Plotting code records
......

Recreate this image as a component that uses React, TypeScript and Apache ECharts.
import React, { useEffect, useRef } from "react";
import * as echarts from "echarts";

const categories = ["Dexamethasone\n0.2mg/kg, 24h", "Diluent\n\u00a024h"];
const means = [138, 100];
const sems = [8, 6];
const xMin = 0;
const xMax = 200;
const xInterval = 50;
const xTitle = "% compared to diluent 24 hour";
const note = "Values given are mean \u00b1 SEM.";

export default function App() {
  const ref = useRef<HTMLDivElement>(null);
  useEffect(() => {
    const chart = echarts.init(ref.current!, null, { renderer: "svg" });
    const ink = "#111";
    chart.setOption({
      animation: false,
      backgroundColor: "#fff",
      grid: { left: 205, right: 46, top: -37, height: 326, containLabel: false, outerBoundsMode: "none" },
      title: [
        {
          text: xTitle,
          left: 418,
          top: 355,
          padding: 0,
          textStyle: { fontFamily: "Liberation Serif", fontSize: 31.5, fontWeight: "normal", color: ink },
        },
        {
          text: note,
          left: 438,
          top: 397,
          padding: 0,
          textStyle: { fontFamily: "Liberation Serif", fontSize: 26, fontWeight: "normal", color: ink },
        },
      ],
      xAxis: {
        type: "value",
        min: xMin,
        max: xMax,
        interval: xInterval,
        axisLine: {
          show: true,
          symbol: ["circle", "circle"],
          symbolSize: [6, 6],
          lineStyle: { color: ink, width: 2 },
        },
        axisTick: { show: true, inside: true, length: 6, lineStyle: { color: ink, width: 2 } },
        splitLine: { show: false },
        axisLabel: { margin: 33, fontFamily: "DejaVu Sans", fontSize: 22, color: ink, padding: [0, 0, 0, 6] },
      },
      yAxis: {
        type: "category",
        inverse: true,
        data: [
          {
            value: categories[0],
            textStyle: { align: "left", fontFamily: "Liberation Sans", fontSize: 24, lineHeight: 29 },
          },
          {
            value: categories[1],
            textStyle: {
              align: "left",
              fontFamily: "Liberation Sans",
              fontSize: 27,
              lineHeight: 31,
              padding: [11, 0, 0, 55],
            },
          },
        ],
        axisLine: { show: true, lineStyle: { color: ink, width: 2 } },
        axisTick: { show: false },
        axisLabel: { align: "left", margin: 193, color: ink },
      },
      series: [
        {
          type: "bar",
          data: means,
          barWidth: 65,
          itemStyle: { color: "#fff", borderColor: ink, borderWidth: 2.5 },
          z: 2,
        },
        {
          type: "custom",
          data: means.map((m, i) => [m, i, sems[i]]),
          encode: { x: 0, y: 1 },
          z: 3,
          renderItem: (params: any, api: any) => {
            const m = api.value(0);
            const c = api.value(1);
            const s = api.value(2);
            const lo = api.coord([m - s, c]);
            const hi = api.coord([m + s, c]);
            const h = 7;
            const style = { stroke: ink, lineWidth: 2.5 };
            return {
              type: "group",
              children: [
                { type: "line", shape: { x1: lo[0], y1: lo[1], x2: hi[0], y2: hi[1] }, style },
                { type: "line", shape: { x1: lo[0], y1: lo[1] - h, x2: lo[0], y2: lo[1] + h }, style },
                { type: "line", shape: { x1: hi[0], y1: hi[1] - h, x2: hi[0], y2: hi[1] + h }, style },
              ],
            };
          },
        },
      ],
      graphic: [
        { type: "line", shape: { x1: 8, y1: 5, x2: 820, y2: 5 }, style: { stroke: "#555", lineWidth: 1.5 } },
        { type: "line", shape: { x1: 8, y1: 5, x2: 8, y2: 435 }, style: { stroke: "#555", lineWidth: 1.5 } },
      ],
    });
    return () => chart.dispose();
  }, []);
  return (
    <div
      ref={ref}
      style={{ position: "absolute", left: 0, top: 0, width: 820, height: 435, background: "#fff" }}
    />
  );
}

......

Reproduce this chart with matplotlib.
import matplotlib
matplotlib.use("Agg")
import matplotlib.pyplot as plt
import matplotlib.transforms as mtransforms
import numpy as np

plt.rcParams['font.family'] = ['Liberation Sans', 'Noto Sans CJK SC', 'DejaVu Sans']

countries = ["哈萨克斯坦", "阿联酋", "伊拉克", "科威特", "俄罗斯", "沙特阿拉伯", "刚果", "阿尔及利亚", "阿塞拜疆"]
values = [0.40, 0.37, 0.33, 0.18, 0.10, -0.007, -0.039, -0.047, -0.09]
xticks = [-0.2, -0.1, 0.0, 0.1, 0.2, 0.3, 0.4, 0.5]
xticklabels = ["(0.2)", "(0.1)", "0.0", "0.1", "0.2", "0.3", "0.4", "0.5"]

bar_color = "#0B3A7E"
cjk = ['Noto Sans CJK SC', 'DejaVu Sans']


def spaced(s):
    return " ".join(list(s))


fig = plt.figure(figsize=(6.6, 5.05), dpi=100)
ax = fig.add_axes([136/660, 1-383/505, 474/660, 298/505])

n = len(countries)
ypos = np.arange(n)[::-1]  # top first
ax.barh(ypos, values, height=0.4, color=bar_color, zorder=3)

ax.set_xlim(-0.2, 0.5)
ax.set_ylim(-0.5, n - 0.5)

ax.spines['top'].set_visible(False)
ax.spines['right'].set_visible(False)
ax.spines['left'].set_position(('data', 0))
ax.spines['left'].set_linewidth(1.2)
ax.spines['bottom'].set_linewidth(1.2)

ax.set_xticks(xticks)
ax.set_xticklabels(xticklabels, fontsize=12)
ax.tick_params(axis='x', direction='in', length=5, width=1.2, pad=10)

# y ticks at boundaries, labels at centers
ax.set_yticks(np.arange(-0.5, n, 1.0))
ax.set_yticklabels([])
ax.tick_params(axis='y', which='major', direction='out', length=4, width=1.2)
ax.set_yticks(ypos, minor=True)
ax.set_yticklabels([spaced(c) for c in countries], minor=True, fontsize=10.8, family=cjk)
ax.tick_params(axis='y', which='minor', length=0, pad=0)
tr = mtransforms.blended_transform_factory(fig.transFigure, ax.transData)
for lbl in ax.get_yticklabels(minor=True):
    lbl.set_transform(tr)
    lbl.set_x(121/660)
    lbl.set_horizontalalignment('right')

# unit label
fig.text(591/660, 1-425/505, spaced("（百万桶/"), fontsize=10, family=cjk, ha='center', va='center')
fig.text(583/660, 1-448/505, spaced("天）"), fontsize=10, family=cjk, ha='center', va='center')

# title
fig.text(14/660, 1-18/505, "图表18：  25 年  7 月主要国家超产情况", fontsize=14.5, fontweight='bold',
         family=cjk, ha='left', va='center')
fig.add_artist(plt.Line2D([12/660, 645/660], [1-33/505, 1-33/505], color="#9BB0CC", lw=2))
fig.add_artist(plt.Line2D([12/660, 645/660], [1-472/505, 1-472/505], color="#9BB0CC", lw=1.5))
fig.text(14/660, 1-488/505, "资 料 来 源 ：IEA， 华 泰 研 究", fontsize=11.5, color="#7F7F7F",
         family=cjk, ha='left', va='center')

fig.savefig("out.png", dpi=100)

......

#### Exercise directions
Give back, exactly as written, each line from the one that contains "Recreate this image" through the one that contains "given are mean".

#### Task solution
Recreate this image as a component that uses React, TypeScript and Apache ECharts.
import React, { useEffect, useRef } from "react";
import * as echarts from "echarts";

const categories = ["Dexamethasone\n0.2mg/kg, 24h", "Diluent\n\u00a024h"];
const means = [138, 100];
const sems = [8, 6];
const xMin = 0;
const xMax = 200;
const xInterval = 50;
const xTitle = "% compared to diluent 24 hour";
const note = "Values given are mean \u00b1 SEM.";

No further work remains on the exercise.